What this task involves: Records follow. Select each line holding "Give".

(Entries with chart source code)
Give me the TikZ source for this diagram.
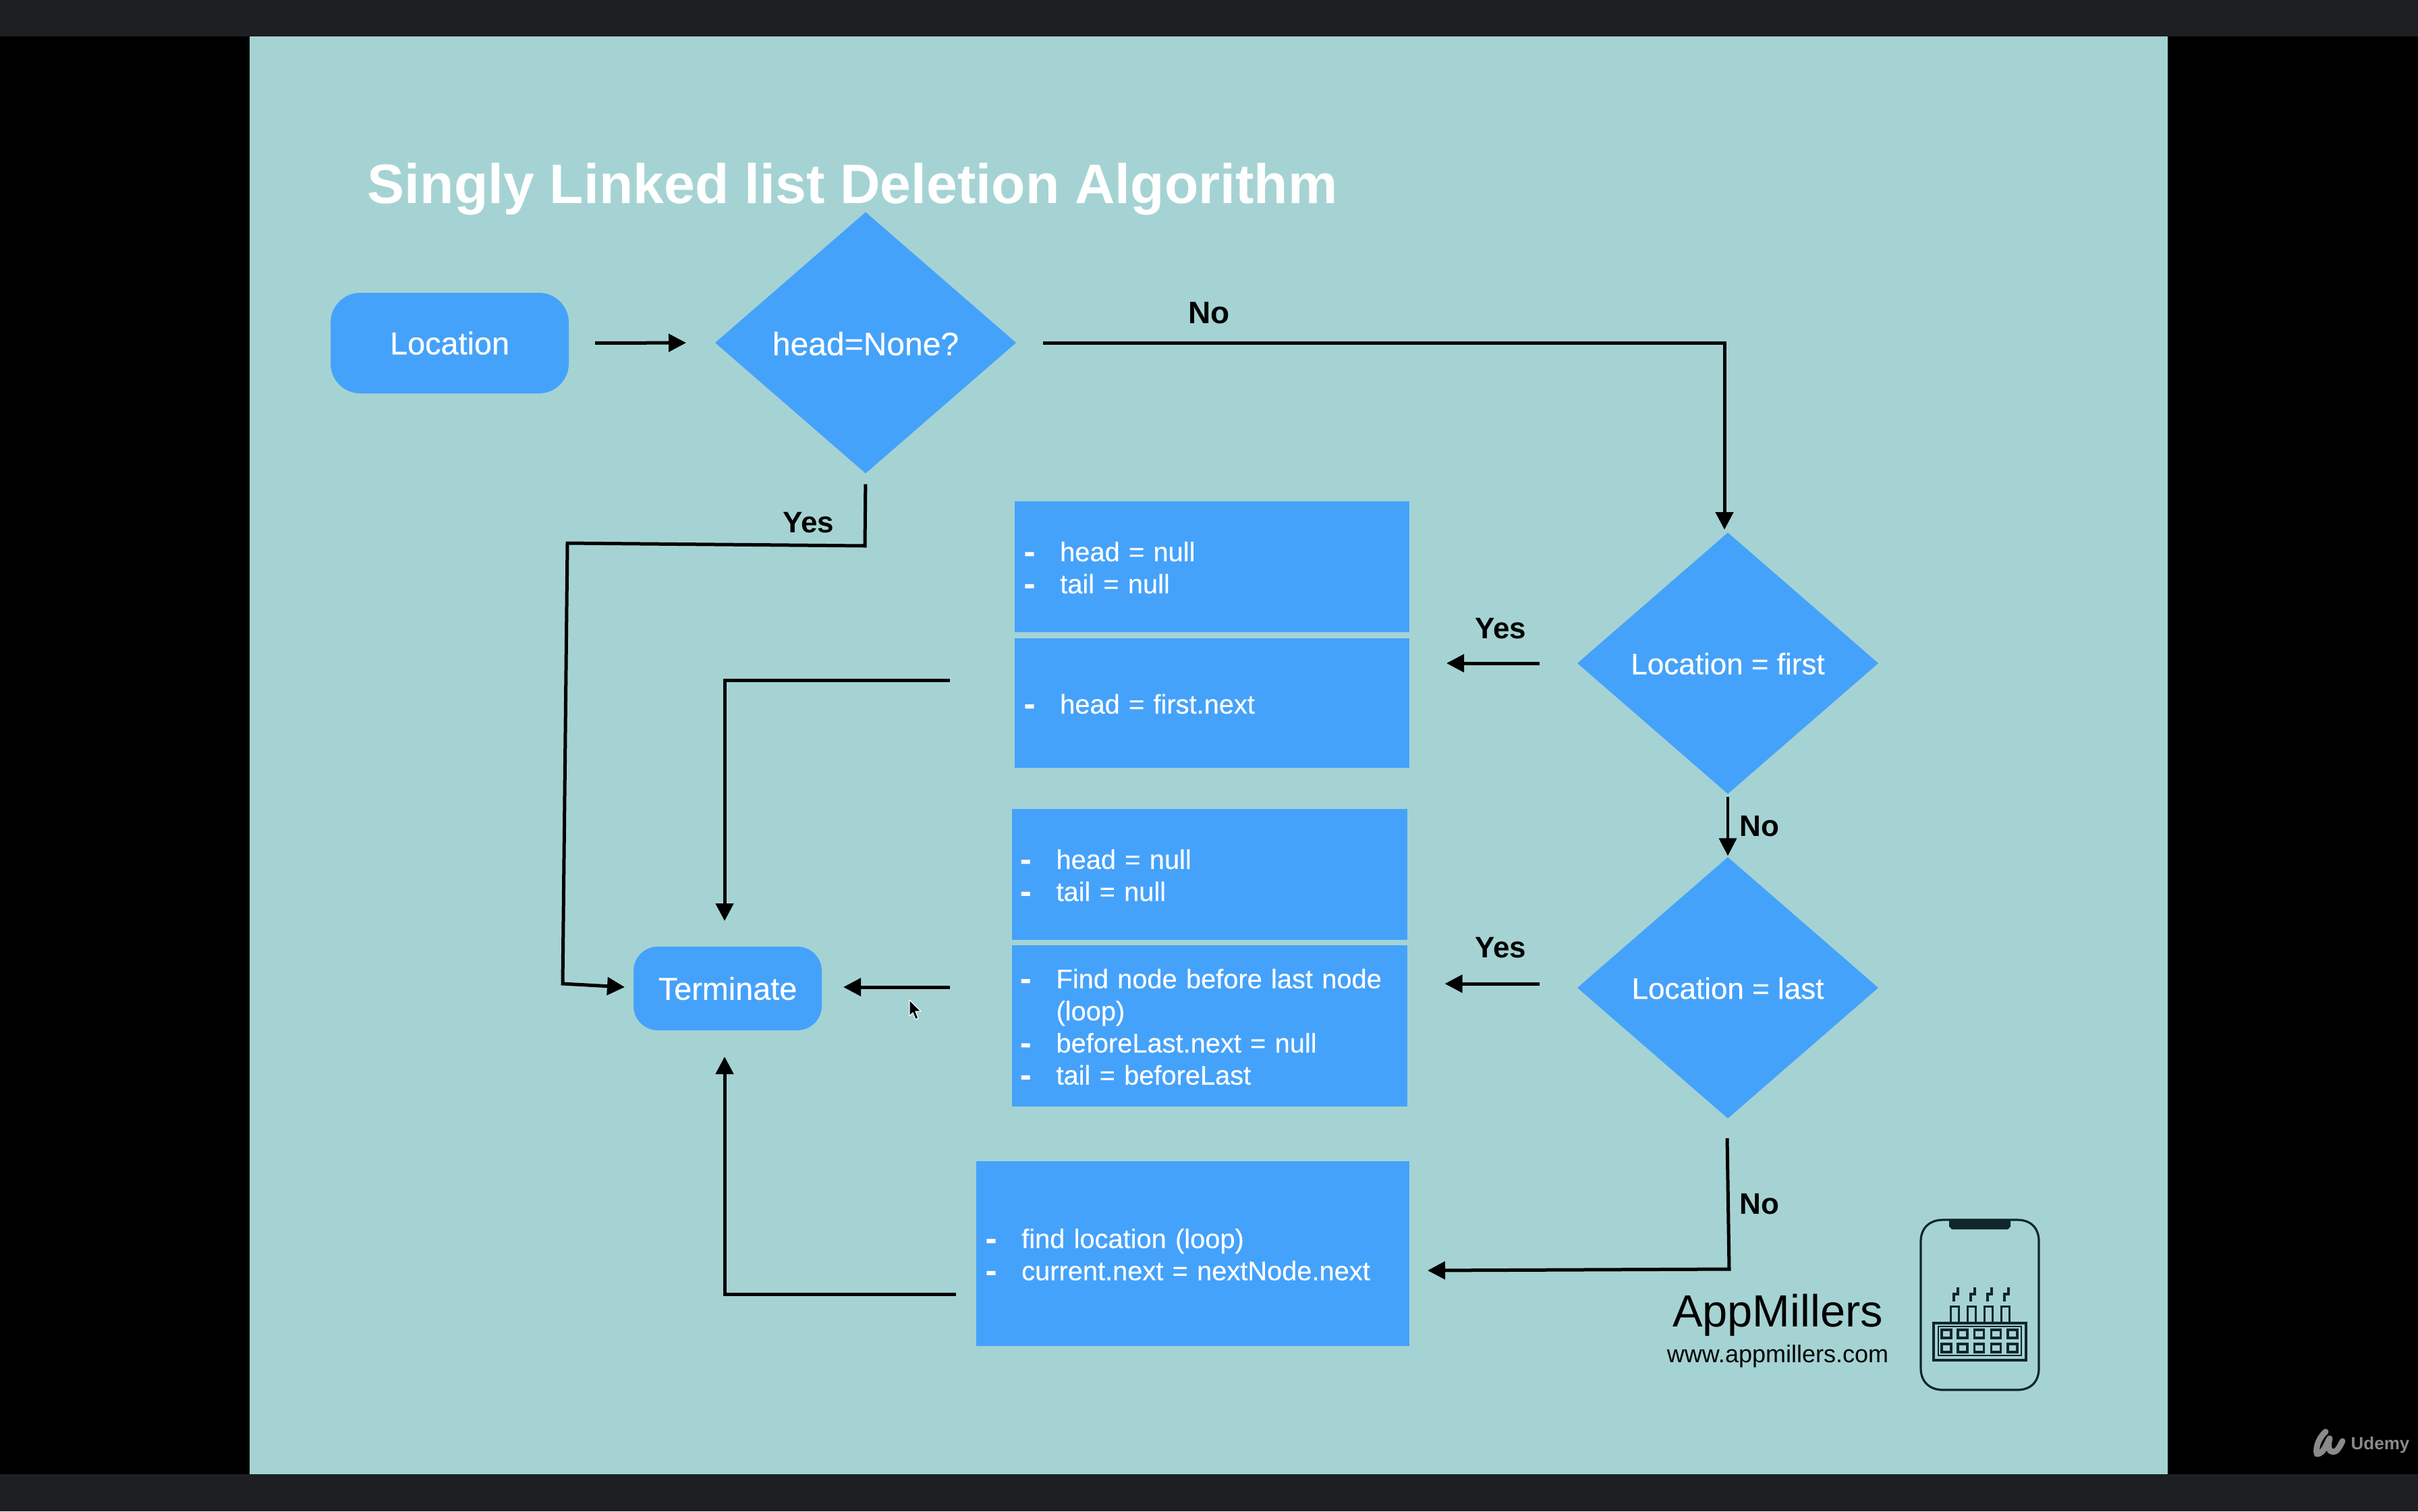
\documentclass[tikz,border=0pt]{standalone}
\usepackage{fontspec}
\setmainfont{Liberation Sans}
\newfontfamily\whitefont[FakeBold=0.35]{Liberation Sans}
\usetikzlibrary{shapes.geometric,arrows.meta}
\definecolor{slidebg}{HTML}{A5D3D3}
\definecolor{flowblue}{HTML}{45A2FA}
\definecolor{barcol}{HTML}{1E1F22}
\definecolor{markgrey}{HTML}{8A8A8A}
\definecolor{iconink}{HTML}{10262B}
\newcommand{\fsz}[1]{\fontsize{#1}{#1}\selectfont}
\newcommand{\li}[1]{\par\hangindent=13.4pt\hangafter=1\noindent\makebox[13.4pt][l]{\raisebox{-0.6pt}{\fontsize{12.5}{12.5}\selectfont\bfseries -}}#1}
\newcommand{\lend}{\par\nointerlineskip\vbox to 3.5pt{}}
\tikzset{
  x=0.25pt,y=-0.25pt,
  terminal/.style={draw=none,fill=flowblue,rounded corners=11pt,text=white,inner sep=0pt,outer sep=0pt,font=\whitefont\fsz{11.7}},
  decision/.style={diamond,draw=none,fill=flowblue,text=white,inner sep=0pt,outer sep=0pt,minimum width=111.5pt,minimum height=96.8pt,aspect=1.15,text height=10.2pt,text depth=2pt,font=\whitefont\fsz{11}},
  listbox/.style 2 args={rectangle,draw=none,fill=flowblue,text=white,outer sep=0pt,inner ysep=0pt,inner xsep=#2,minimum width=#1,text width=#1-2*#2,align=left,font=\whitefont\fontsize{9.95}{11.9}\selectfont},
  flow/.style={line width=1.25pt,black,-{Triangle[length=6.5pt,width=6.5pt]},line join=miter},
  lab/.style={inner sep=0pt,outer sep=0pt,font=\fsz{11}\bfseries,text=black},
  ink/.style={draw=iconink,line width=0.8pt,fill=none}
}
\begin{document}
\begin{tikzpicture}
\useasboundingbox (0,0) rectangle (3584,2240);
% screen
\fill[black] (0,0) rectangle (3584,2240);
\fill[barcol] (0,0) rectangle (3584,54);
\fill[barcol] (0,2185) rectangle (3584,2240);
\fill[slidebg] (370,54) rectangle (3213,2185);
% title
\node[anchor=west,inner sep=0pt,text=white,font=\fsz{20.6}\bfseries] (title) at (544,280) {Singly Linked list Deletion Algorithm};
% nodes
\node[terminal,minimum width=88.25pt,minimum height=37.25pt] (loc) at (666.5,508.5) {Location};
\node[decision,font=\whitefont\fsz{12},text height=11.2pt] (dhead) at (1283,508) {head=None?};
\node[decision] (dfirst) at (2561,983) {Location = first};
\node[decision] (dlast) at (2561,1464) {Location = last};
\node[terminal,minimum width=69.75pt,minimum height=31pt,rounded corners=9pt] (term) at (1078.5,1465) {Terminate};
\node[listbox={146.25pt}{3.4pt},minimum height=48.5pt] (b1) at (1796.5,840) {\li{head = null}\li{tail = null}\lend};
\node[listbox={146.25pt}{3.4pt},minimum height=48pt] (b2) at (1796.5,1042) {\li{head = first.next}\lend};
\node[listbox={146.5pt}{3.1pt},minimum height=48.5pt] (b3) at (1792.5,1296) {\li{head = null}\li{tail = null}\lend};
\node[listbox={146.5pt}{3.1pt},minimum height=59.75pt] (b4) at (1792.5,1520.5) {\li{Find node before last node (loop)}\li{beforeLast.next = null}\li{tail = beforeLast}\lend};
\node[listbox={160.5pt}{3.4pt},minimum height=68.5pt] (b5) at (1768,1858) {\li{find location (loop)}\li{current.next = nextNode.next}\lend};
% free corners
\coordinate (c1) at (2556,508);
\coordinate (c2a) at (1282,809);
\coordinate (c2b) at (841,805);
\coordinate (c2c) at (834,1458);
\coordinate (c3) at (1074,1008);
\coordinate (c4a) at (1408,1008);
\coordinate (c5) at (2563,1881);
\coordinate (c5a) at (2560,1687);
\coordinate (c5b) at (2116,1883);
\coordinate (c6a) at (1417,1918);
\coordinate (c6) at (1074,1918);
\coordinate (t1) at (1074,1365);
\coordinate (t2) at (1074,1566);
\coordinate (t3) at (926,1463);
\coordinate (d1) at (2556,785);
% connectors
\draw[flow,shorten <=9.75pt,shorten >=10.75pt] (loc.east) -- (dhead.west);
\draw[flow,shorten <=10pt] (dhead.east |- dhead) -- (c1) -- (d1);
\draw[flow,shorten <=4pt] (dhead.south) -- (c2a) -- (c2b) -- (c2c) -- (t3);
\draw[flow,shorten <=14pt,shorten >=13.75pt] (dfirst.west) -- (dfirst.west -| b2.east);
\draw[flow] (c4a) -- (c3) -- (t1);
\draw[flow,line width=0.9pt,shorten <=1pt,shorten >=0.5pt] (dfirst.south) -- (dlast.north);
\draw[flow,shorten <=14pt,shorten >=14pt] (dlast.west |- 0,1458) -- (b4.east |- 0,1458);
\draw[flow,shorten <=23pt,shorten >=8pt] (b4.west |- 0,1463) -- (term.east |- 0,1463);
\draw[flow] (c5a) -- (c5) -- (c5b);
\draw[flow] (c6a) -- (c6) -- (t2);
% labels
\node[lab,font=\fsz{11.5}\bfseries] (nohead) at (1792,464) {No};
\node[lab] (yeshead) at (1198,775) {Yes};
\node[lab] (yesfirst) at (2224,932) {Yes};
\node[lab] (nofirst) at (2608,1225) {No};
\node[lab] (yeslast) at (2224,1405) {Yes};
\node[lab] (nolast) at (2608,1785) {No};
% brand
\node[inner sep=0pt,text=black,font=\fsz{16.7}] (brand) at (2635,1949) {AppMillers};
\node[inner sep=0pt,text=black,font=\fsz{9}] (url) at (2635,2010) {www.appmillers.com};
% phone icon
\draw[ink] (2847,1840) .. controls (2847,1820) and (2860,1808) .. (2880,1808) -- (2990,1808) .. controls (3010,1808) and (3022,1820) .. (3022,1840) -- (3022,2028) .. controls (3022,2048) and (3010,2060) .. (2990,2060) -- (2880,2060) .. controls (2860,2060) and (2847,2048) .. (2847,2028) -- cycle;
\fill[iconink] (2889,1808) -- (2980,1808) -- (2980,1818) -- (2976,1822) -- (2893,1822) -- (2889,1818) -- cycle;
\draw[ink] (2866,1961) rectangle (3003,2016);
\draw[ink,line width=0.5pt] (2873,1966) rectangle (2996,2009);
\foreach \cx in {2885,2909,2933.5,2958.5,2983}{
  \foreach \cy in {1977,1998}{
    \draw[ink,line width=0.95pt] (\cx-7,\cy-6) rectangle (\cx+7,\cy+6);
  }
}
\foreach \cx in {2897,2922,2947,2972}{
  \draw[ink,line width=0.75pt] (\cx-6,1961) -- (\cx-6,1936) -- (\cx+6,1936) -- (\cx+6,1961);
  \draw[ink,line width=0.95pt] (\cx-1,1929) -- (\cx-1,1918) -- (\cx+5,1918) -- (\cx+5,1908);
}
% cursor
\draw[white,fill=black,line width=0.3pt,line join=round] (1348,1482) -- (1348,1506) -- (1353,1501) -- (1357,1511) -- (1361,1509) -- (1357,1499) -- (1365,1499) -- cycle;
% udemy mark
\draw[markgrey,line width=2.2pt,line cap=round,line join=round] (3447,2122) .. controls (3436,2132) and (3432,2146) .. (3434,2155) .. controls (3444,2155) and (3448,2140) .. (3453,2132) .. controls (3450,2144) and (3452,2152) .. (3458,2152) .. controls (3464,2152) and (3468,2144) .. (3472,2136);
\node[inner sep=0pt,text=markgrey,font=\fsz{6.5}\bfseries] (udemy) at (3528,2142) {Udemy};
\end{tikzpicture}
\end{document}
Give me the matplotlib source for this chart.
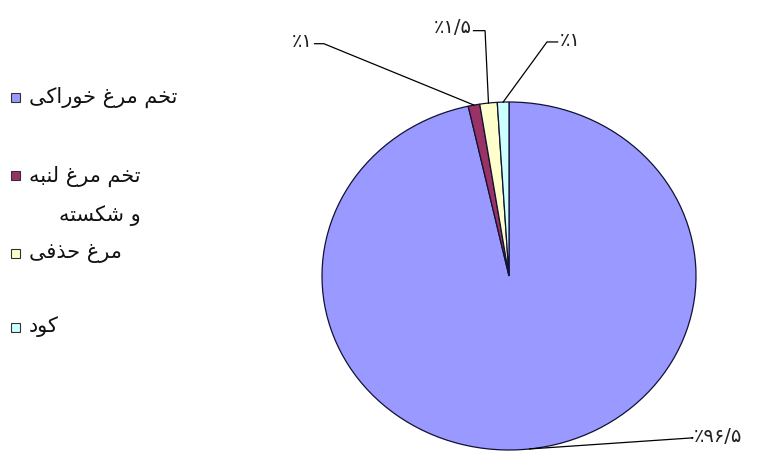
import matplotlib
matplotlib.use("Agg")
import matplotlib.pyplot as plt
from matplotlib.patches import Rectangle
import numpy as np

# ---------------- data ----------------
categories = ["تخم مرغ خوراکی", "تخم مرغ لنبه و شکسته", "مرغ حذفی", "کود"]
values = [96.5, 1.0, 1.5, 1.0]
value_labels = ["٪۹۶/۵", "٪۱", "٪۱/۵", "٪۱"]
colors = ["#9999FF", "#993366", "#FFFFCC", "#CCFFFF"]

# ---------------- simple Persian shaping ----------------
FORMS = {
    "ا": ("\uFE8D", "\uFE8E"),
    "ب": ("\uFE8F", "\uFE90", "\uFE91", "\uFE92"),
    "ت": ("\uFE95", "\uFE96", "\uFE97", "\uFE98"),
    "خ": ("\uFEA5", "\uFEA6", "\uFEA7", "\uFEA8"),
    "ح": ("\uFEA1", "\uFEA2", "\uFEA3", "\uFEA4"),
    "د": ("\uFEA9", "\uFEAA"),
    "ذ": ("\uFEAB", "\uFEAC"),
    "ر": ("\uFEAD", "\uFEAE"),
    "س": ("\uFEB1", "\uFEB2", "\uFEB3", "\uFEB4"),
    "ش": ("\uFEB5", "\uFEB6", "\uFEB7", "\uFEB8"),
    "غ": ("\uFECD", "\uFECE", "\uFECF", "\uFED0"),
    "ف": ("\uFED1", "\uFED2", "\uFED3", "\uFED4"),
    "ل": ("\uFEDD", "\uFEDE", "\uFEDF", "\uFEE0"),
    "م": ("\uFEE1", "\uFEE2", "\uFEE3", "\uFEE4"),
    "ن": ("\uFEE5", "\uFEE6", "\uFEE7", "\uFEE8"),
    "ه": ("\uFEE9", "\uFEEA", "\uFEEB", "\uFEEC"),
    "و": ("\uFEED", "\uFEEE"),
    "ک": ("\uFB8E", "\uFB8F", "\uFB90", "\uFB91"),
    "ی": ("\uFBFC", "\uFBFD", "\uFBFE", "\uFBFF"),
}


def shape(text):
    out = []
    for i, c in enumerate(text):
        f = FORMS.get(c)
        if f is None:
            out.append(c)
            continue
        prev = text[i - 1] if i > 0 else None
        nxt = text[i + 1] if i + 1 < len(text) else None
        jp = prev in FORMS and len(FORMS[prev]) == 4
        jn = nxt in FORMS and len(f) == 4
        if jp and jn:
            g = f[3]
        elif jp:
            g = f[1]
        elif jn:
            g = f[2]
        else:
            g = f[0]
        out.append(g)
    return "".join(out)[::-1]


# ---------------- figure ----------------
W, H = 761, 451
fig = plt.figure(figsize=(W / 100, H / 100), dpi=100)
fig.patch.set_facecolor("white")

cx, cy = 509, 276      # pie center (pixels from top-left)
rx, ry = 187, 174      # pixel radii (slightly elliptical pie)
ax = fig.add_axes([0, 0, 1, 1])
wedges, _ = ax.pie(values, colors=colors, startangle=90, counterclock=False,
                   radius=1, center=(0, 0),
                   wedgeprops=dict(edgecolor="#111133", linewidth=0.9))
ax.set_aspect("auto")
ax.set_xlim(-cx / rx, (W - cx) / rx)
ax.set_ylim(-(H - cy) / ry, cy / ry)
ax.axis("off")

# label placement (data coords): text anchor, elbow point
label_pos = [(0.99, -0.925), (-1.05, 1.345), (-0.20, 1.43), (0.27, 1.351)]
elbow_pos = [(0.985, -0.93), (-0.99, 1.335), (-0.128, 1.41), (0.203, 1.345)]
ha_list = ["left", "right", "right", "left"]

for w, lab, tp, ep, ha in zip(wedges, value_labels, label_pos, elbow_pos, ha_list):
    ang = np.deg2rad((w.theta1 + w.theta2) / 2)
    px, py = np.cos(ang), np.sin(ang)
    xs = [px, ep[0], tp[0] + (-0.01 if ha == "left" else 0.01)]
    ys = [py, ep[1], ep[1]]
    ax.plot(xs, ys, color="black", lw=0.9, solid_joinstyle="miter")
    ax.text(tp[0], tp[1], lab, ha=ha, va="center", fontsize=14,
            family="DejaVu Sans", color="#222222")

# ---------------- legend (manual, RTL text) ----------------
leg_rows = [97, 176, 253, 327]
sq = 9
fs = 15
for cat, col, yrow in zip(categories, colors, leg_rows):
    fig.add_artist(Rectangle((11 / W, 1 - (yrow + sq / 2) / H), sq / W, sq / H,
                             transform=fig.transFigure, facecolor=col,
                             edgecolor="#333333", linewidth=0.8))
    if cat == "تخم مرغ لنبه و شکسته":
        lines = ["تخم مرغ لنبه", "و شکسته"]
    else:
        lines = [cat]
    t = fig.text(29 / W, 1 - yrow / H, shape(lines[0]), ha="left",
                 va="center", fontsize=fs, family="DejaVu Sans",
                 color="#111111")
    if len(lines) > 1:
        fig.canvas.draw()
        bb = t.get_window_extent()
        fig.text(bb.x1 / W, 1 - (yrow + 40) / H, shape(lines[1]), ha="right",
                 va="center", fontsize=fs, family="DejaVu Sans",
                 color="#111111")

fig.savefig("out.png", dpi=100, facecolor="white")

The completed task:
Give me the TikZ source for this diagram.
Give me the matplotlib source for this chart.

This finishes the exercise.